Different facets of mobility and sexuality in interaction with each other and with multiple other factors are in evidence here. There are personal strategies that may not find their place in an academic discussion of either mobility, or sexuality, such as wearing sunglasses in a train! There are environment-specific factors so layered and interconnected that mapping them requires a multi-disciplinary team comprising experts from diverse fields that include technology and engineering, design, policy and planning, disability, gender, law, architecture, infrastructure, human rights, and certainly the travel and tourism industry. For example, the Internet often throws up questions about safety and mobility from women travellers who use online spaces to seek answers, not necessarily a safe space either, but offering a sort of mental mobility in preparation of the geographical. Then there are socio-cultural factors and the use or abuse of power in patriarchal systems that restrictively govern the lives of individuals across gender and sexual identity.
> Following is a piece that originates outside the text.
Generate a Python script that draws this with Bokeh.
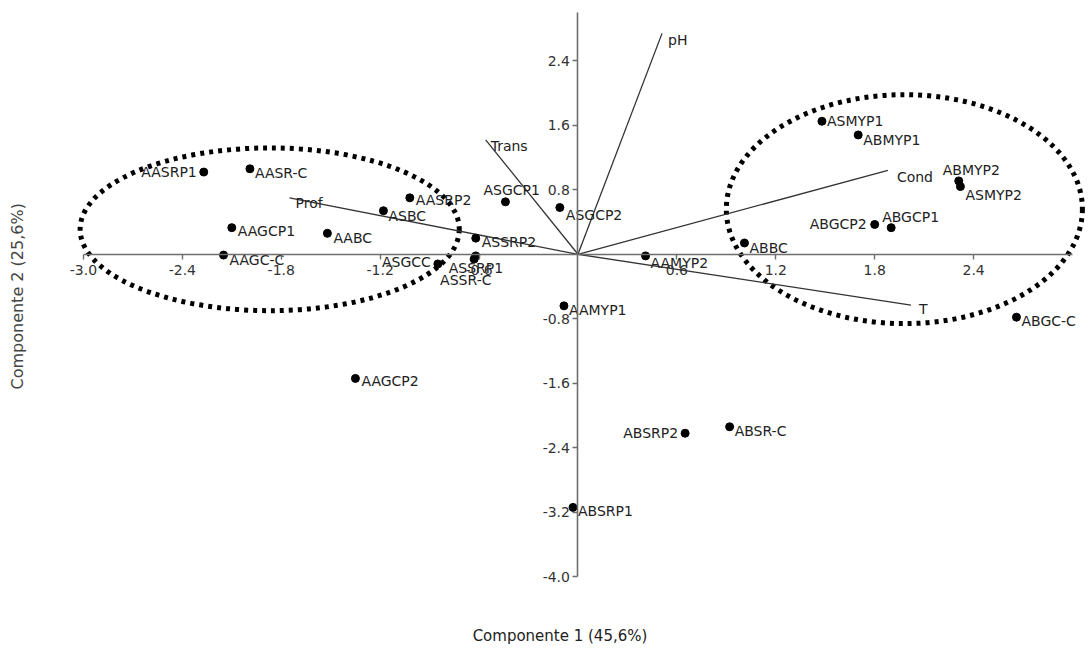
from bokeh.plotting import figure
from bokeh.models import ColumnDataSource, FixedTicker, Title, LinearAxis, PrintfTickFormatter
from bokeh.core.properties import value
from bokeh.embed import file_html
from bokeh.resources import INLINE

# ---- data ----
names = ["AASRP1", "AASR-C", "AASRP2", "ASBC", "AAGCP1", "AABC", "AAGC-C",
         "ASGCC", "ASSRP1", "ASSR-C", "ASSRP2", "ASGCP1", "ASGCP2", "AAMYP1",
         "AAMYP2", "ABBC", "ABGCP2", "ABGCP1", "ABMYP2", "ASMYP2", "ASMYP1",
         "ABMYP1", "ABGC-C", "AAGCP2", "ABSRP2", "ABSR-C", "ABSRP1"]
pc1 = [-2.27, -1.99, -1.02, -1.18, -2.10, -1.52, -2.15,
       -0.85, -0.62, -0.63, -0.62, -0.44, -0.11, -0.085,
       0.41, 1.01, 1.80, 1.90, 2.31, 2.32, 1.48,
       1.70, 2.66, -1.35, 0.65, 0.92, -0.03]
pc2 = [1.02, 1.06, 0.70, 0.54, 0.33, 0.26, -0.01,
       -0.12, -0.02, -0.06, 0.20, 0.65, 0.58, -0.64,
       -0.02, 0.14, 0.37, 0.33, 0.91, 0.84, 1.65,
       1.48, -0.78, -1.54, -2.22, -2.14, -3.14]

var_names = ["pH", "Trans", "Prof", "Cond", "T"]
load1 = [0.51, -0.56, -1.75, 1.88, 2.02]
load2 = [2.74, 1.42, 0.70, 1.04, -0.63]

x_ticks = [-3.0, -2.4, -1.8, -1.2, -0.6, 0.6, 1.2, 1.8, 2.4]
y_ticks = [2.4, 1.6, 0.8, -0.8, -1.6, -2.4, -3.2, -4.0]

# group ellipses (centre x, centre y, width, height)
ell_x = [-1.87, 1.98]
ell_y = [0.31, 0.56]
ell_w = [2.30, 2.16]
ell_h = [2.02, 2.84]

# ---- label placement (styling: pixel offsets and alignment) ----
lab_dx = [-7, 5, 6, 5, 6, 6, 6,
          -7, -27, -34, 6, -22, 6, 5,
          5, 5, -8, -9, -16, 5, 5,
          5, 5, 6, -7, 5, 5]
lab_dy = [0, 4, 2, 5, 3, 5, 5,
          -2, 12, 21, 4, -12, 7, 4,
          7, 5, 0, -11, -11, 8, 0,
          5, 4, 3, 0, 4, 4]
lab_al = ["right", "left", "left", "left", "left", "left", "left",
          "right", "left", "left", "left", "left", "left", "left",
          "left", "left", "right", "left", "left", "left", "left",
          "left", "left", "left", "right", "left", "left"]
var_dx = [6, 5, 6, 9, 8]
var_dy = [7, 6, 5, 7, 4]

FONT = "DejaVu Sans"
FS = "14px"

x0, x1 = -3.315, 3.097
y0, y1 = -4.543, 3.086

p = figure(width=1088, height=648, output_backend="svg", toolbar_location=None,
           x_range=(x0, x1), y_range=(y0, y1),
           x_axis_location=None, y_axis_location=None,
           min_border_left=0, min_border_right=0, min_border_top=5, min_border_bottom=0)
p.grid.visible = False
p.outline_line_color = None
p.background_fill_color = "white"

xa = LinearAxis(ticker=FixedTicker(ticks=x_ticks), fixed_location=0, bounds=(-3.0, 3.0))
ya = LinearAxis(ticker=FixedTicker(ticks=y_ticks), fixed_location=0, bounds=(-4.0, 3.0))
for ax in (xa, ya):
    ax.formatter = PrintfTickFormatter(format="%.1f")
    ax.axis_line_color = "#6e6e6e"
    ax.axis_line_width = 1.6
    ax.major_tick_line_color = "#6e6e6e"
    ax.major_tick_line_width = 1.4
    ax.major_tick_out = 5
    ax.major_tick_in = 0
    ax.minor_tick_line_color = None
    ax.major_label_text_font = FONT
    ax.major_label_text_font_size = FS
    ax.major_label_text_color = "#333333"
xa.major_label_standoff = 6
ya.major_label_standoff = 3
p.add_layout(xa, "below")
p.add_layout(ya, "left")

p.add_layout(Title(text="Componente 1 (45,6%)", align="center", text_font=FONT,
                   text_font_size="15px", text_font_style="normal",
                   text_color="#222222", standoff=8), "below")
p.add_layout(Title(text="Componente 2 (25,6%)", align="left", offset=231, text_font=FONT,
                   text_font_size="16px", text_font_style="normal",
                   text_color="#444444"), "left")

# ellipses
p.ellipse(x=ell_x, y=ell_y, width=ell_w, height=ell_h, fill_color=None,
          line_color="black", line_width=5, line_dash="4 5")

# loading vectors
p.segment(x0=[0] * len(load1), y0=[0] * len(load1), x1=load1, y1=load2,
          line_color="#333333", line_width=1.3)
p.text(x=load1, y=load2, text=var_names, x_offset=var_dx, y_offset=var_dy,
       text_font=value(FONT), text_font_size=FS, text_color="#222222",
       text_baseline="middle", text_align="left")

# scores
src = ColumnDataSource(dict(x=pc1, y=pc2, name=names, dx=lab_dx, dy=lab_dy, al=lab_al))
p.scatter(x="x", y="y", source=src, size=8, color="black")
p.text(x="x", y="y", text="name", source=src, x_offset="dx", y_offset="dy",
       text_align="al", text_baseline="middle",
       text_font=value(FONT), text_font_size=FS, text_color="#222222")

open("out.html", "w").write(file_html(p, INLINE))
As a natural progression of this, another direction when considering mobility is towards how we think, and the influencers of thought. If thought and spirit within an individual and across relationships cannot move beyond narrow confines, then all the physical mobility on the planet will not lead towards getting us somewhere on many issues that matter. There are stories online of people on their ‘special’ day, the wedding day, with their ‘best friend’, who is a person with fur, paws and a tail. Sometimes these individuals grieve the leaving behind of this best friend along with the family they are ‘leaving’ and sometimes these individuals proudly confide to the world that this best friend, tail and all, will be coming along as part and parcel of the marriage deal. That’s one aspect. Then there’s another. Far less considered when assessing the physical, mental and emotional capacity for mobility of a person in an abusive marriage or relationship who needs to get out of there. How will this person get out and where will they go when they have a dependant paw? Dependent human children are rightly approached with sympathy, empathy and enormous care so as to consider their best interests in cases of spousal, partner or domestic violence. Dependent paws, wrongly, are not so considered. They often become the reason many individuals do not have the mobility needed to get out of there. What will it take to switch to thinking differently about these, and many other lesser known circumstances? In some parts of this world, advocacy has effectively brought such issues to light and has even led to extending legal protection for pets of persons in abusive relationships. This is an example from the US where recently last year, the Pets and Women Safety Act (PAWS) was passed, signed into law, and now provides legal protection that even includes “a criminal penalty for those who travel across state lines with the intent of violating a protection order against a pet”.
One may debate the value and importance placed on animal versus human life in different corners of the world and in different cultures, just for making a point. One cannot debate that a human animal relationship transcends politics, gender, borders and cultures for vast millions of people and animals everywhere. A quick search on Instagram yields almost as many people camping, driving cross-country, traveling, walking, hiking, cycling, kayaking, reviewing pet friendly hotels and climbing mountains with dogs and cats, and sometimes even with ducks, as there are people doing these things with children. Pets caught with their human families in disaster and crisis situations are another example of circumstances that impact the capacity for mobility even to escape disaster. Articles such as this one point out how “many residents of New Orleans refused to evacuate their homes in advance of Hurricane Katrina in order to stay with their animals, which were barred from shelters like the Superdome.”
Disasters are another superstage of dramatic activity where constrained mobility and the inability to leave the scene of disaster impacts safety and affects different people differently. For example, as reported here about events around the Indian Ocean tsunami of 2004: “Both domestic violence and sexual assault were widely reported to increase in the aftermath of the 2004 Indian Ocean tsunami. Examples from Sri Lanka cited by researchers include women battered because they resist their husbands’ sale of their jewelry or disputed their use of tsunami relief funds and mothers blamed by fathers for the deaths of their children. One NGO reported a three-fold increase in cases brought to them following the tsunami.” The Gender & Disaster Network (GDN), mentions LGBTQI people specifically on their website, as being particularly marginalised and therefore vulnerable and requiring specific resource focus during disasters, stating “GDN aims to be as inclusive as it possibly can. It will add LGBT+ resources here whenever it can.” Many resources and service providers have begun to include the aspect of inclusion and safety under circumstances such as these that in particular may be assumed to negatively impact what may already be restricted mobility for many individuals and communities. This description of a training workshop, or this Fact Sheet about sexual violence during disasters are further examples.
Such accounting of aspects of mobility and sexuality can take up far greater space, time, knowledge, resources and energy than is possible in this article here. However, as a concluding thought, one may turn to childhood and seek a personal understanding of the subject. Childhood is a part of the life experience of every adult on this planet, without any exceptions. A brilliant way of treating childhoods as a resource for fostering compassion, and mobility of thought and spirit, allowing us to migrate across diverse experiences while still located in our own lives and selves, is provided by toys. Going far beyond “blue is for boys, pink is for girls, boys like engines, girls like jewellery,” these particular toys are a very inclusive view of us, accepting of human diversity across bodies, relationships and self. We need more of such creative spirit and thought. Creativity is in itself a kind of mobility, as it requires a person to shift location across different ways of thinking, feeling, relating, doing and being. Creative responses are needed to the questions raised here in this article and elsewhere by others tackling these themes.